Currently reading: Driving 100 laps of the M25 in the 1999 COTY-winning Ford Focus
While the original Ford Focus is now renowned and loved, when it won COTY we gave it a much harder time

When we first announced the Ford Focus as European Car of the Year in our 18 November 1998 issue, would we have predicted, 25 years on, that it would remain the contest’s most significant winner, in our judging panel’s opinion?

Well, we must have had an inkling, because the test that Autocar conceived to welcome Ford’s new wunder-model into the market was as audacious as the Focus was groundbreaking.

Then editor Patrick Fuller tasked the road test team, which I’d recently joined, to take one of the first Focus press cars and accrue as many miles as possible in a week. Perhaps as a joke, some bright spark suggested 100 laps of the M25 – or roughly 12,000 miles.

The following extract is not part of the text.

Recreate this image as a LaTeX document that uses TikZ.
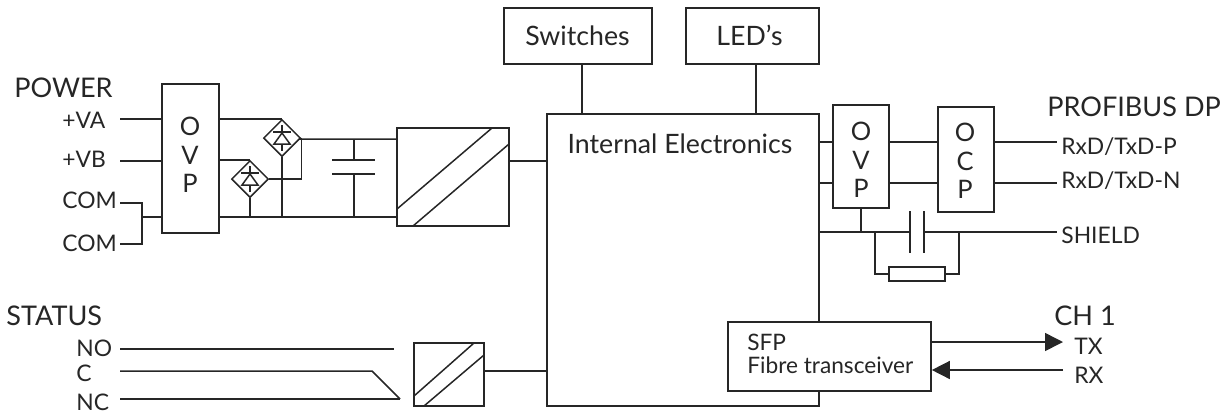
\documentclass[tikz,border=0pt]{standalone}
\usepackage{fontspec}
\setmainfont{Lato}
\usetikzlibrary{shapes.geometric,arrows.meta}
\tikzset{
	wire/.style={line width=0.85pt, draw=black!85},
	box/.style={draw=black!85, line width=0.95pt, fill=white, inner sep=0pt},
	letters/.style={inner sep=0pt, align=center, text=black!85, font=\fontsize{14.5}{16.2}\selectfont},
	bridge/.style={diamond, draw=black!85, line width=0.85pt, inner sep=0pt, minimum width=0.74cm, minimum height=0.74cm},
	boxtext/.style={anchor=base, inner sep=0pt, text=black!85, font=\fontsize{15.2}{17}\selectfont},
	head/.style={anchor=base west, inner sep=0pt, text=black!85, font=\fontsize{15.4}{17}\selectfont},
	term/.style={anchor=base west, inner sep=0pt, text=black!85, font=\fontsize{13}{15}\selectfont},
	fibre/.style={wire, -{Triangle[length=0.36cm, width=0.36cm]}},
}
\begin{document}
\begin{tikzpicture}[x=0.02cm, y=-0.02cm]
	\useasboundingbox (0,0) rectangle (1227,414);
	% Boxes
	\node[box, minimum width=5.44cm, minimum height=5.84cm] (main) at (683,260) {};
	\node[boxtext] (inttext) at (680,153) {Internal Electronics};
	\node[box, minimum width=2.96cm, minimum height=1.12cm] (switches) at (578,36) {};
	\node[boxtext] (swtext) at (577.5,45) {Switches};
	\node[box, minimum width=2.66cm, minimum height=1.12cm] (leds) at (752.5,36) {};
	\node[boxtext] (ledtext) at (749.5,45) {LED's};
	\node[box, minimum width=1.14cm, minimum height=2.98cm] (ovpl) at (190.5,158.5) {};
	\node[letters] (ovpltext) at (190,155) {O\\V\\P};
	\node[box, minimum width=1.12cm, minimum height=2.06cm] (ovpr) at (861,156.5) {};
	\node[letters] (ovprtext) at (861,160) {O\\V\\P};
	\node[box, minimum width=1.12cm, minimum height=2.10cm] (ocp) at (966,159.5) {};
	\node[letters] (ocptext) at (965,161) {O\\C\\P};
	\node[box, minimum width=2.24cm, minimum height=1.96cm] (conv) at (453,177) {};
	\node[box, minimum width=1.40cm, minimum height=1.26cm] (convs) at (449,374.5) {};
	\node[box, minimum width=4.06cm, minimum height=1.38cm] (sfp) at (829.5,356.5) {};
	\node[anchor=base west, inner sep=0pt, align=left, text=black!85, font=\fontsize{12.9}{13}\selectfont] (sfptext) at (747,373) {SFP\\Fibre transceiver};
	\node[box, minimum width=1.12cm, minimum height=0.28cm] (res) at (917,274) {};
	\node[bridge] (brg1) at (282,138) {};
	\node[bridge] (brg2) at (250,179) {};
	% Converter stripes
	\draw[wire] (492,128) -- (397,209);
	\draw[wire] (509,144) -- (413,226);
	\draw[wire] (474,343) -- (414,396);
	\draw[wire] (484,355) -- (424,406);
	% Rectifier symbols
	\foreach \n in {brg1,brg2} {
		\draw[wire] (\n.center) ++(0,-13) -- ++(0,7) ++(-9,0) -- ++(18,0);
		\draw[wire] (\n.center) ++(0,-5) -- ++(-8,11) -- ++(16,0) -- cycle;
		\draw[wire] (\n.center) ++(0,6) -- ++(0,7);
	}
	% Labels
	\node[head] (power) at (14,97) {POWER};
	\node[term] (lva) at (62,128) {+VA};
	\node[term] (lvb) at (62,167) {+VB};
	\node[term] (lcoma) at (62,208) {COM};
	\node[term] (lcomb) at (62,251) {COM};
	\node[head] (status) at (6,325) {STATUS};
	\node[term] (lno) at (76,356) {NO};
	\node[term] (lc) at (76,381) {C};
	\node[term] (lnc) at (76,410) {NC};
	\node[head] (profibus) at (1047,116) {PROFIBUS DP};
	\node[term] (lrtp) at (1061,154) {RxD/TxD-P};
	\node[term] (lrtn) at (1061,188) {RxD/TxD-N};
	\node[term] (lshield) at (1061,243) {SHIELD};
	\node[head] (ch) at (1054,325) {CH 1};
	\node[term] (ltx) at (1074,354) {TX};
	\node[term] (lrx) at (1074,383) {RX};
	% Free ends and junctions
	\coordinate (va) at (120,119);
	\coordinate (vb) at (120,161);
	\coordinate (coma) at (120,203);
	\coordinate (comb) at (120,244);
	\coordinate (comj) at (142,217);
	\coordinate (dcr) at (300,139);
	\coordinate (rail) at (354,217);
	\coordinate (capa) at (354,160);
	\coordinate (capb) at (354,174);
	\coordinate (no) at (120,349);
	\coordinate (noe) at (394,349);
	\coordinate (c) at (120,371);
	\coordinate (ce) at (372,371);
	\coordinate (nc) at (120,399);
	\coordinate (nce) at (400,399);
	\coordinate (rtp) at (1057,142);
	\coordinate (rtn) at (1057,183);
	\coordinate (shield) at (1057,232);
	\coordinate (platea) at (910,232);
	\coordinate (plateb) at (924,232);
	\coordinate (tx) at (1063,342);
	\coordinate (rx) at (1063,370);
	% Power side
	\draw[wire] (va) -- (va -| ovpl.west);
	\draw[wire] (vb) -- (vb -| ovpl.west);
	\draw[wire] (coma) -| (comj);
	\draw[wire] (comb) -| (comj);
	\draw[wire] (comj) -- (comj -| ovpl.west);
	\draw[wire] (ovpl.east |- brg1.north) -- (brg1.north);
	\draw[wire] (ovpl.east |- brg2.north) -- (brg2.north);
	\draw[wire] (ovpl.east |- rail) -- (conv.west |- rail);
	\draw[wire] (brg1.south) -- (brg1.south |- rail);
	\draw[wire] (brg2.south) -- (brg2.south |- rail);
	\draw[wire] (brg2.east) -| (brg1.east);
	\draw[wire] (brg1.east) -- (dcr) -- (dcr -| conv.west);
	\draw[wire] (capa |- dcr) -- (capa);
	\draw[wire] (capb) -- (rail);
	\draw[wire] (332,160) -- (375,160);
	\draw[wire] (332,174) -- (375,174);
	\draw[wire] (conv.east) ++(0,-16) coordinate (convout) -- (convout -| main.west);
	% Top and right side
	\draw[wire] (582,64) -- (582,114);
	\draw[wire] (756,64) -- (756,114);
	\draw[wire] (main.east |- rtp) -- (rtp -| ovpr.west);
	\draw[wire] (main.east |- rtn) -- (rtn -| ovpr.west);
	\draw[wire] (ovpr.east |- rtp) -- (rtp -| ocp.west);
	\draw[wire] (ovpr.east |- rtn) -- (rtn -| ocp.west);
	\draw[wire] (ocp.east |- rtp) -- (rtp);
	\draw[wire] (ocp.east |- rtn) -- (rtn);
	\draw[wire] (main.east |- shield) -- (platea);
	\draw[wire] (plateb) -- (shield);
	\draw[wire] (ovpr.south) -- (ovpr.south |- shield);
	\draw[wire] (910,211) -- (910,253);
	\draw[wire] (924,211) -- (924,253);
	\draw[wire] (875,232) |- (res.west);
	\draw[wire] (959,232) |- (res.east);
	% Status side
	\draw[wire] (no) -- (noe);
	\draw[wire] (c) -- (ce) -- (nce);
	\draw[wire] (nc) -- (nce);
	\draw[wire] (convs.east |- c) -- (c -| main.west);
	% Fibre
	\draw[fibre] (sfp.east |- tx) -- (tx);
	\draw[fibre] (rx) -- (sfp.east |- rx);
\end{tikzpicture}
\end{document}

But after the guffaws subsided, the idea somehow stuck, and thanks to a nicely timed embargo, Autocar was able to run the full story on the very day the Focus received its COTY gong.

Today, the car resides at Ford’s Heritage Centre, but in late 1998 it was about to endure a year’s worth of motoring by being driven 24 hours a day for an entire week on the world’s longest city bypass.

Piloting the Focus in six-hour stints, then road test editor Steve Sutcliffe’s first shift got off to an inauspicious start: “Three hours and 23 minutes. To do one solitary 117.7-mile lap of this wretched road. Not good. Not good at all.”

So it was probably with unalloyed smugness that senior staff writer Colin Goodwin bagged the night shift, entering the Focus’s cabin at midnight at our changeover point near junction 11.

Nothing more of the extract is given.